The traditional view of driver ant reproduction involved the colony breeding in a cycle of emigration and reproduction phases. During the emigration phase, the colony continuously travels throughout its territory, consuming any prey it encounters. Once the ants have arrived in an area with enough prey density, the colony constructs a semi-permanent nest and the queen lays a new generation of eggs to be raised until local resources deplete and the cycle continues. However, D. laevigatus subterranean habitat and comparatively low rate of resource depletion gives them an irregular emigration schedule. In addition, the queen's general inability to easily move without assistance hinders colony emigration attempts. Consequently, they do not breed in cycles like many other army ants. Instead, there is a new larval generation being born at any given time, which carried by workers in the event of a necessary nest migration.

===Behavior===
When handled or disturbed, D. laevigatus males will move their abdomen in a sudden, jerking thrust towards whatever is threatening them. This mimics the stinging behavior of the night wasp which they closely resemble, serving as an effective deterrent towards would-be predators.

Palm oil baits placed into the ground quickly and reliably recruit large numbers of D. laevigatus, implying a far more permanent foraging presence in a given area than with above-ground driver ants, which are notoriously difficult to predictably bait.
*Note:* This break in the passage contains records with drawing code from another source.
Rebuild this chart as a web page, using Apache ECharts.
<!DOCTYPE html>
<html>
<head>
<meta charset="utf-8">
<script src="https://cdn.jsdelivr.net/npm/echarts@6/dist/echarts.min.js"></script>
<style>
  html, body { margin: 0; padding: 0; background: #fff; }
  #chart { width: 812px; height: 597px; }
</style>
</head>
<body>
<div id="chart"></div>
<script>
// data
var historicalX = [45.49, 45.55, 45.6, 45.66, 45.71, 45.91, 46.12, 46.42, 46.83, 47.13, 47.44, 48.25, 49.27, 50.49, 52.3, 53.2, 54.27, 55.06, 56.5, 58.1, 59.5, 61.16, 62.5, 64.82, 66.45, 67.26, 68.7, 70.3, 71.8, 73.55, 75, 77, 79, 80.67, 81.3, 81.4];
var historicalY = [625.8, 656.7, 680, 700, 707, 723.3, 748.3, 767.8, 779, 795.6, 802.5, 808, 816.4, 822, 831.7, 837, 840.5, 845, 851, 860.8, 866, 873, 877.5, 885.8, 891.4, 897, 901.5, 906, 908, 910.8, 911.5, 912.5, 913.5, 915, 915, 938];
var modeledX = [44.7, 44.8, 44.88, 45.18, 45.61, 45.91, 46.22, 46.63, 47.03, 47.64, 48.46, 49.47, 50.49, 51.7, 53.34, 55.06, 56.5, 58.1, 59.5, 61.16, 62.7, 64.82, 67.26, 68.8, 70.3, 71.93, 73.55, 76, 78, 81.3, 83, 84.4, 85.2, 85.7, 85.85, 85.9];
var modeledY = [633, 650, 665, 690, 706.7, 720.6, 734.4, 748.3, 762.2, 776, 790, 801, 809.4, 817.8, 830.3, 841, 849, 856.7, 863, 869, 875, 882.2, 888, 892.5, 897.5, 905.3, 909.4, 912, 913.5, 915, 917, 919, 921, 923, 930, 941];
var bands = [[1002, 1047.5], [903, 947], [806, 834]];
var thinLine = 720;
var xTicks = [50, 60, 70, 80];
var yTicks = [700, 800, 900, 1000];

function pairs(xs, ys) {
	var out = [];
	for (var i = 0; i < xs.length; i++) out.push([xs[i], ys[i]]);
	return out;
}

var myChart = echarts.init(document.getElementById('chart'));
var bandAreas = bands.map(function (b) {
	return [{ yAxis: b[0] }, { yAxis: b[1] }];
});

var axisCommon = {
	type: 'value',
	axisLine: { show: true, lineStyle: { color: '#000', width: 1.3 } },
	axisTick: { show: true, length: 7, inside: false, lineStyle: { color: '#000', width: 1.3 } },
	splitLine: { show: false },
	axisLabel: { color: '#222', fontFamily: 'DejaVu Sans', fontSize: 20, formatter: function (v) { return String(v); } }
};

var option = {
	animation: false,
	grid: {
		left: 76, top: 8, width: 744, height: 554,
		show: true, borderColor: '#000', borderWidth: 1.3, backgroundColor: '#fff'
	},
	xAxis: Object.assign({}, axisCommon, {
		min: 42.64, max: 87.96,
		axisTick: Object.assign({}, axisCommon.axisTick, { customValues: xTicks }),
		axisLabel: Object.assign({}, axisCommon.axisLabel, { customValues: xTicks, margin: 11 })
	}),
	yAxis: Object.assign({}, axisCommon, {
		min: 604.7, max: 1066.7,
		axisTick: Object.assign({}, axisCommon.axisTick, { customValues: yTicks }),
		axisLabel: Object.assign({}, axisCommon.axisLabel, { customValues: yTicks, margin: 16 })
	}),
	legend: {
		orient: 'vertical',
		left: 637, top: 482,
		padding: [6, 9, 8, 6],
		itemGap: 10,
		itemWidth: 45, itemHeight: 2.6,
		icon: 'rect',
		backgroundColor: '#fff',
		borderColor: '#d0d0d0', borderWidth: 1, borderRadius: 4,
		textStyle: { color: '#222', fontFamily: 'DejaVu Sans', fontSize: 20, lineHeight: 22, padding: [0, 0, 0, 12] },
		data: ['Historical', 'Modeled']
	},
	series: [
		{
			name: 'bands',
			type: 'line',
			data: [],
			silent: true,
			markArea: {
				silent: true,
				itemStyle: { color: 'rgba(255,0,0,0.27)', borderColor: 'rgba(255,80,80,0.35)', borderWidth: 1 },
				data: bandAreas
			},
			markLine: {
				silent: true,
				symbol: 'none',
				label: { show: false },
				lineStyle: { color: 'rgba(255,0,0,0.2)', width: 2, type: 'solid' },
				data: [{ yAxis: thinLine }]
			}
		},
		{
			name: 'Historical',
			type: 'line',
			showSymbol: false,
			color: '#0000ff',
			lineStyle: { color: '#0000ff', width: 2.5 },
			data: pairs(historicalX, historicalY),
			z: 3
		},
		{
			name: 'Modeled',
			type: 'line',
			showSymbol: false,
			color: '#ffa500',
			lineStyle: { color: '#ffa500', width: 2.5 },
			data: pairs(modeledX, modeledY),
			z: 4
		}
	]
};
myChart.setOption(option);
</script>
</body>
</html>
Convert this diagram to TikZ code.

D. laevigatus has been observed to form fan-shaped above ground raids up to 3.5 meters wide during the late evening and night. Workers participating in these raids were observed occasionally tunneling back down into the earth at random spots. None of these above-ground raids extended upwards into vegetation. During these raids, workers prefer to travel under leaf litter and debris as much as possible and immediately relocate kills underground, which makes observing them quite difficult.